Putting the team before self

Published : Jun 15, 2013 00:00 IST

Geethu Anna Jose…“ The basketball administration needs to strengthen the foundation of the game.”-
Geethu Anna Jose…“ The basketball administration needs to strengthen the foundation of the game.”-

Geethu Anna Jose…“ The basketball administration needs to strengthen the foundation of the game.”-

“ I always believe in team effort. Hence, more than the ‘best player’ award, I was overjoyed that our team won the trophy in the FIBA Asia 3x3 Championship,” says Geethu Anna Jose, as Kamesh Srinivasan listens in.

Geethu Anna Jose is an outstanding personality, driving Indian women’s basketball forward. She won the best player award in the inaugural FIBA Asia 3x3 Championship in Doha (Qatar) where the Indian women won the title.

Geethu, however, put the team ahead of her, stating that the title meant more to her than the individual honour. “I always believe in team effort. Hence, more than the ‘best player’ award, I was overjoyed that our team won the trophy,” she said.

The Indian women had won the 3x3 format twice earlier in the Beach Games. The 3x3 championship is played on half court, with both the teams shooting into one basket. Each team consists of four players, of whom three are on the court at any given time. The duration of a match is only 10 minutes as against 40 minutes in a normal basketball match that has five players a side. In fact, a 3x3 match ends when a team reaches 21 points, which means they do not have to play for the full 10 minutes.

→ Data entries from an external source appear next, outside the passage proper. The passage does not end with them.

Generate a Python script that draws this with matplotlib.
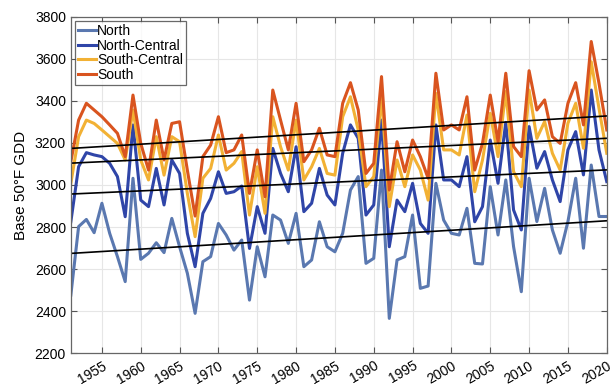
import numpy as np
import matplotlib
matplotlib.use("Agg")
import matplotlib.pyplot as plt

plt.rcParams["font.family"] = ["Liberation Sans", "DejaVu Sans"]

years = np.arange(1951, 2021)

north = [2476, 2802, 2836, 2773, 2913, 2770, 2659, 2540, 3032, 2646,
         2675, 2725, 2678, 2841, 2706, 2580, 2389, 2635, 2659, 2817,
         2762, 2690, 2738, 2452, 2706, 2563, 2857, 2833, 2722, 2865,
         2611, 2643, 2825, 2706, 2682, 2770, 2976, 3040, 2627, 2651,
         3071, 2365, 2643, 2659, 2857, 2508, 2519, 3008, 2833, 2770,
         2762, 2889, 2627, 2624, 2992, 2762, 3024, 2707, 2492, 3032,
         2826, 2984, 2786, 2675, 2826, 3032, 2699, 3095, 2850, 2850]

north_central = [2825, 3087, 3154, 3143, 3135, 3103, 3040, 2849, 3286, 2928,
                 2897, 3079, 2905, 3119, 3055, 2770, 2611, 2865, 2936, 3063,
                 2960, 2968, 2995, 2698, 2897, 2770, 3174, 3055, 2968, 3182,
                 2873, 2913, 3079, 2952, 2905, 3151, 3286, 3222, 2857, 2905,
                 3309, 2706, 2928, 2873, 3008, 2817, 2770, 3286, 3024, 3024,
                 2992, 3135, 2825, 2897, 3214, 3008, 3298, 2881, 2786, 3278,
                 3080, 3159, 3024, 2921, 3167, 3254, 3048, 3452, 3167, 3016]

south_central = [3008, 3230, 3309, 3293, 3262, 3230, 3198, 3119, 3357, 3119,
                 3024, 3230, 3047, 3230, 3206, 2960, 2754, 3032, 3079, 3238,
                 3071, 3103, 3159, 2857, 3087, 2865, 3325, 3182, 3071, 3309,
                 3024, 3087, 3174, 3055, 3047, 3325, 3420, 3262, 2992, 3040,
                 3420, 2897, 3119, 2992, 3143, 3071, 2928, 3436, 3167, 3167,
                 3143, 3333, 2968, 3119, 3341, 3135, 3445, 3064, 2992, 3452,
                 3222, 3302, 3151, 3071, 3294, 3389, 3175, 3587, 3365, 3151]

south = [3111, 3309, 3389, 3357, 3325, 3286, 3246, 3135, 3428, 3198,
         3071, 3309, 3119, 3293, 3301, 3071, 2852, 3135, 3190, 3325,
         3154, 3167, 3238, 2960, 3167, 2944, 3452, 3309, 3167, 3389,
         3111, 3167, 3270, 3143, 3135, 3389, 3487, 3357, 3055, 3103,
         3516, 2976, 3206, 3063, 3214, 3135, 3032, 3532, 3262, 3286,
         3262, 3420, 3071, 3198, 3428, 3206, 3532, 3183, 3135, 3544,
         3357, 3405, 3230, 3198, 3389, 3487, 3286, 3683, 3484, 3262]

series = [("North", north, "#5a78b0"),
          ("North-Central", north_central, "#2f45a8"),
          ("South-Central", south_central, "#f2b134"),
          ("South", south, "#d9541f")]

fig = plt.figure(figsize=(6.16, 3.85), dpi=100)
ax = fig.add_axes([0.115, 0.083, 0.870, 0.873])

for name, vals, color in series:
    ax.plot(years, vals, color=color, lw=2.2, label=name)

# linear trend for each region
for name, vals, color in series:
    slope, icpt = np.polyfit(years, vals, 1)
    ax.plot(years, slope * years + icpt, color="black", lw=1.2)

ax.set_xlim(1951, 2020)
ax.set_ylim(2200, 3800)
ax.set_xticks(np.arange(1955, 2021, 5))
ax.set_yticks(np.arange(2200, 3801, 200))
ax.tick_params(axis="x", labelsize=10, direction="in", top=True,
               length=4, color="#555555", pad=4)
ax.tick_params(axis="y", labelsize=10, direction="in", right=True,
               length=4, color="#555555")
plt.setp(ax.get_xticklabels(), rotation=30, ha="right", va="top",
         rotation_mode="anchor")
ax.set_ylabel("Base 50°F GDD", fontsize=11, labelpad=5)
ax.grid(True, color="#e6e6e6", lw=0.8)
ax.set_axisbelow(True)
for sp in ax.spines.values():
    sp.set_color("#666666")
    sp.set_linewidth(0.9)

leg = ax.legend(loc="upper left", fontsize=10, handlelength=1.3,
                handletextpad=0.1, borderpad=0.2, labelspacing=0.05,
                fancybox=False, borderaxespad=0.3)
leg.get_frame().set_edgecolor("#444444")
leg.get_frame().set_linewidth(0.9)

fig.savefig("out.png", dpi=100)
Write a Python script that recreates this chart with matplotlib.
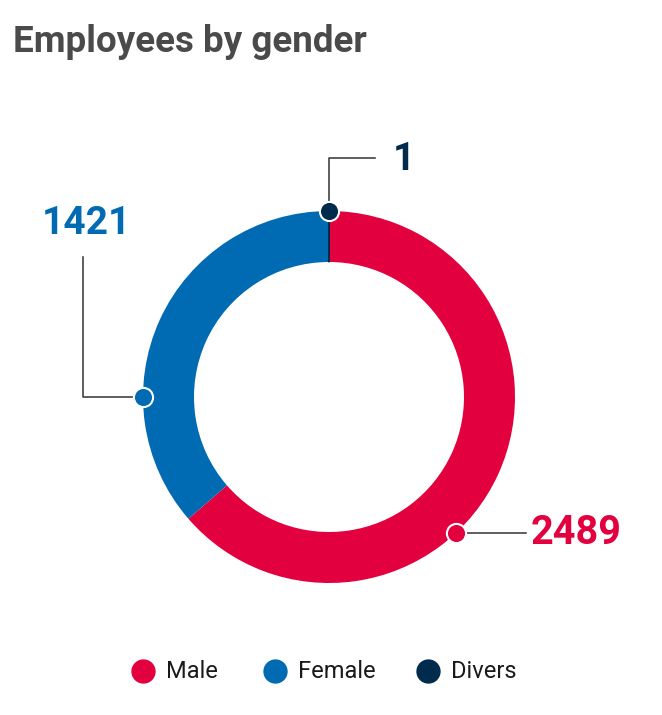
import numpy as np
import matplotlib.pyplot as plt

plt.rcParams['font.family'] = ['Roboto', 'DejaVu Sans']

labels = ['Male', 'Female', 'Divers']
values = [2489, 1421, 1]
colors = ['#e3003f', '#006ab3', '#002b4c']
# where each callout dot sits on the ring (degrees clockwise from 12 o'clock)
dot_angles = [137, 270, 0]

W, H = 662, 715
fig = plt.figure(figsize=(W / 100, H / 100), dpi=100)
ax = fig.add_axes([0, 0, 1, 1])

cx, cy = 329, H - 397
r_out, r_in = 186, 135

wedges, _ = ax.pie(values, colors=colors, startangle=90, counterclock=False,
                   center=(cx, cy), radius=r_out,
                   wedgeprops=dict(width=r_out - r_in, linewidth=0))
# the 1-person slice is too thin to see, give it a hairline edge
wedges[2].set_edgecolor(colors[2])
wedges[2].set_linewidth(1.0)

ax.set_xlim(0, W)
ax.set_ylim(0, H)
ax.set_aspect('equal')
ax.axis('off')

def pt(a, r=r_out):
    t = np.deg2rad(a)
    return cx + r * np.sin(t), cy + r * np.cos(t)

line_kw = dict(color='#333333', lw=1.1, zorder=3)

# Male callout
mx, my = pt(dot_angles[0])
ax.plot([mx, 526], [my, my], **line_kw)
ax.text(531, my, f'{values[0]}', color=colors[0], fontsize=28.5, fontweight='bold',
        ha='left', va='center')

# Female callout
fx, fy = pt(dot_angles[1])
ax.plot([fx, 83, 83], [fy, fy, H - 257], **line_kw)
ax.text(86, H - 224, f'{values[1]}', color=colors[1], fontsize=28, fontweight='bold',
        ha='center', va='center')

# Divers callout
dx, dy = pt(dot_angles[2])
ax.plot([dx, dx, 375], [dy, H - 158, H - 158], **line_kw)
ax.text(404, H - 159, f'{values[2]}', color=colors[2], fontsize=28, fontweight='bold',
        ha='center', va='center')

for (x, y), c in zip([(mx, my), (fx, fy), (dx, dy)], colors):
    ax.plot(x, y, 'o', ms=13.8, mfc=c, mec='white', mew=1.5, zorder=4)

# title
fig.text(13 / W, 1 - 52 / H, 'Employees by gender', fontsize=26.5, fontweight='bold',
         color='#4a4a4a', ha='left', va='baseline')

# legend
leg_x = [143, 275, 428]
for x, lab, c in zip(leg_x, labels, colors):
    ax.plot(x, H - 671, 'o', ms=16.5, mfc=c, mec=c, clip_on=False)
    ax.text(x + 23, H - 671, lab, fontsize=17, color='#1a1a1a', ha='left', va='center')

plt.savefig('out.png', dpi=100, facecolor='white')
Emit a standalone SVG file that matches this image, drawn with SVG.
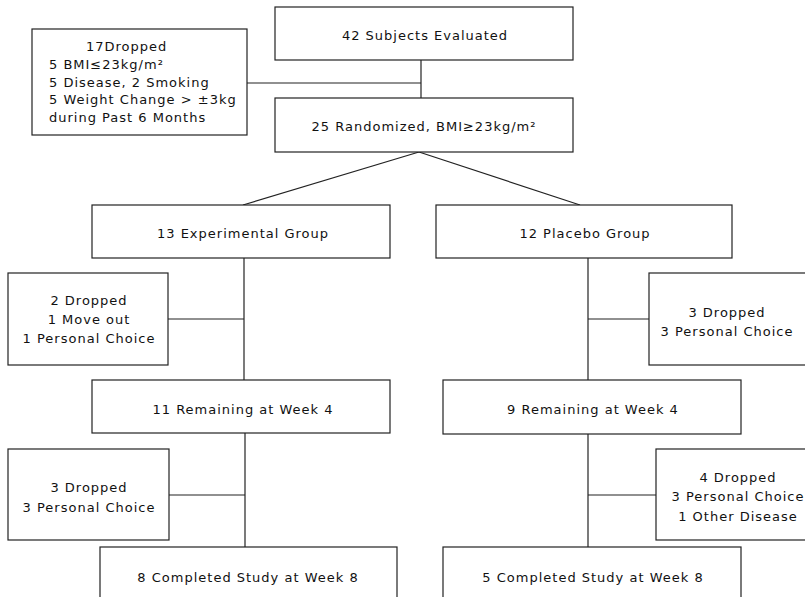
<svg xmlns="http://www.w3.org/2000/svg" width="805" height="597" viewBox="0 0 805 597">
<style>
rect{fill:#fff;stroke:#222;stroke-width:1.2}
text{font-family:"DejaVu Sans","Liberation Sans",sans-serif;font-size:13px;letter-spacing:1px;fill:#111}
.c{text-anchor:middle}
#connectors line{stroke:#222;stroke-width:1.2}
</style>
<rect x="0" y="0" width="805" height="597" style="stroke:none;fill:#fff"/>
<g id="connectors">
<line x1="421" y1="60" x2="421" y2="98"/>
<line x1="247" y1="83" x2="421" y2="83"/>
<line x1="419" y1="152" x2="243" y2="205"/>
<line x1="419" y1="152" x2="580" y2="205"/>
<line x1="244" y1="258" x2="244" y2="380"/>
<line x1="168" y1="319" x2="244" y2="319"/>
<line x1="588" y1="258" x2="588" y2="380"/>
<line x1="588" y1="319" x2="649" y2="319"/>
<line x1="245" y1="433" x2="245" y2="547"/>
<line x1="169" y1="495" x2="245" y2="495"/>
<line x1="588" y1="434" x2="588" y2="547"/>
<line x1="588" y1="495" x2="656" y2="495"/>
</g>
<g id="n42">
<rect x="275" y="7" width="298" height="53"/>
<text class="c" x="425" y="40">42 Subjects Evaluated</text>
</g>
<g id="ndrop17">
<rect x="32" y="29" width="215" height="106"/>
<text x="86" y="51">17Dropped</text>
<text x="49" y="69">5 BMI≤23kg/m²</text>
<text x="49" y="87">5 Disease, 2 Smoking</text>
<text x="49" y="104">5 Weight Change &gt; ±3kg</text>
<text x="49" y="122">during Past 6 Months</text>
</g>
<g id="n25">
<rect x="275" y="98" width="298" height="54"/>
<text class="c" x="424" y="131">25 Randomized, BMI≥23kg/m²</text>
</g>
<g id="nexp">
<rect x="92" y="205" width="298" height="53"/>
<text class="c" x="243" y="238">13 Experimental Group</text>
</g>
<g id="nplac">
<rect x="436" y="205" width="296" height="53"/>
<text class="c" x="585" y="238">12 Placebo Group</text>
</g>
<g id="ndrop2">
<rect x="8" y="273" width="160" height="92"/>
<text class="c" x="89" y="305">2 Dropped</text>
<text class="c" x="89" y="324">1 Move out</text>
<text class="c" x="89" y="343">1 Personal Choice</text>
</g>
<g id="ndrop3p">
<rect x="649" y="273" width="170" height="92"/>
<text class="c" x="727" y="317">3 Dropped</text>
<text class="c" x="727" y="336">3 Personal Choice</text>
</g>
<g id="n11">
<rect x="92" y="380" width="298" height="53"/>
<text class="c" x="243" y="414">11 Remaining at Week 4</text>
</g>
<g id="n9">
<rect x="443" y="380" width="298" height="54"/>
<text class="c" x="593" y="414">9 Remaining at Week 4</text>
</g>
<g id="ndrop3e">
<rect x="8" y="449" width="161" height="91"/>
<text class="c" x="89" y="492">3 Dropped</text>
<text class="c" x="89" y="512">3 Personal Choice</text>
</g>
<g id="ndrop4">
<rect x="656" y="449" width="170" height="91"/>
<text class="c" x="738" y="482">4 Dropped</text>
<text class="c" x="738" y="501">3 Personal Choice</text>
<text class="c" x="738" y="521">1 Other Disease</text>
</g>
<g id="n8">
<rect x="100" y="547" width="297" height="60"/>
<text class="c" x="248" y="582">8 Completed Study at Week 8</text>
</g>
<g id="n5">
<rect x="443" y="547" width="298" height="60"/>
<text class="c" x="593" y="582">5 Completed Study at Week 8</text>
</g>
</svg>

“Yes, we had won the Beach Games twice by the grace of God. I feel there is a lot in common. Both are attended by most of the best teams in Asia. In Beach Games, external factors can have an influence like heavy wind or the playing surface, which can unsettle even the best of players,” said Geethu.

The Indian women had won the South Asian Beach Games in Sri Lanka and the Asian Beach Games in China. In the Asian 3x3 Championship, India beat Mongolia 21-14 in the final. Actually, the Indian team won most of its matches by reaching 21 points. India beat Hong Kong 21-8 in the semi-finals, and had outplayed host Qatar 21-5 in the quarterfinals. In the league, India beat Lebanon 20-6, Mongolia 21-9 and Nepal 21-4. The understanding and cohesion in the Indian team was understandable as the three main players, Geethu, Anitha Paul Durai and Manisha Dange, belonged to the Railways and had helped it dominate the National 3x3 Championship.

“The strength of our team is the long shooting,” observed Geethu in her assessment of the Indian outfit.

In the 3x3 format, outside shooting fetches two points as against one for normal baskets.

“Victory in a game is determined by best teamwork. This happens when the long shooters do their work along with the centre player, with the right combination and coordination. I had discussed with my team-mates the strategy we needed to adopt. Their experience and skill helped us follow our game plan and execute it. My friend Anitha handled the long shooting and driving. Manisha gave us a huge support in the defence. Pratima Singh, our aggressive youngster, also gave good support to the team,” said Geethu.

Indian girls have been improving in regular basketball too, but the consistency against quality teams in the region is still elusive.

“Regular basketball demands a lot of hard work. Many of our players have the quality and talent to take on international players, but they lack stamina. We need to play quality teams regularly to get to the next level,” remarked Geethu.

However, for most of the media, the Asian triumph by the spirited girls did not make news, perhaps because they were busy with the Indian Premier League. But Geethu refused to blame any other sport for the lack of attention for Indian basketball.

“I do feel that every game needs to be given its importance. The players put years of hard work before their efforts translate into success for the country. A little appreciation from the media or the masses will not hurt!’’ said the 27-year-old India player.

The Indian women have indeed come a long way, but Geethu cautioned that the administration needs “to strengthen the foundation of the game.”

“Before we think of reaching the next level, we need to make sure where we stand presently. Thousands of students across the country take up the game to fulfil their dream of playing the internationals one day. They are often disappointed and their dreams are short-lived, due to the poor facilities, lack of proper training systems and zero support for lower middle-class families,” she said.

Of course, the Basketball Federation of India, in collaboration with IMG-Reliance, has been able to lift the overall standard of the players, but a lot still needs to be done at the grassroot level.

The foreign experts and coaches have played a significant role in lifting the quality of the Indian players and their ability to combine strongly as a team rather than allow them be content as sparkling individuals.

“The foreign experts have made a lot of difference to us, with their new ideas, advanced techniques and by basically giving us a lot of hope about faring better internationally,” said Geethu.

An unassuming star in Indian women’s basketball, Geethu always puts team before self, thereby setting a fabulous example for the rest to follow.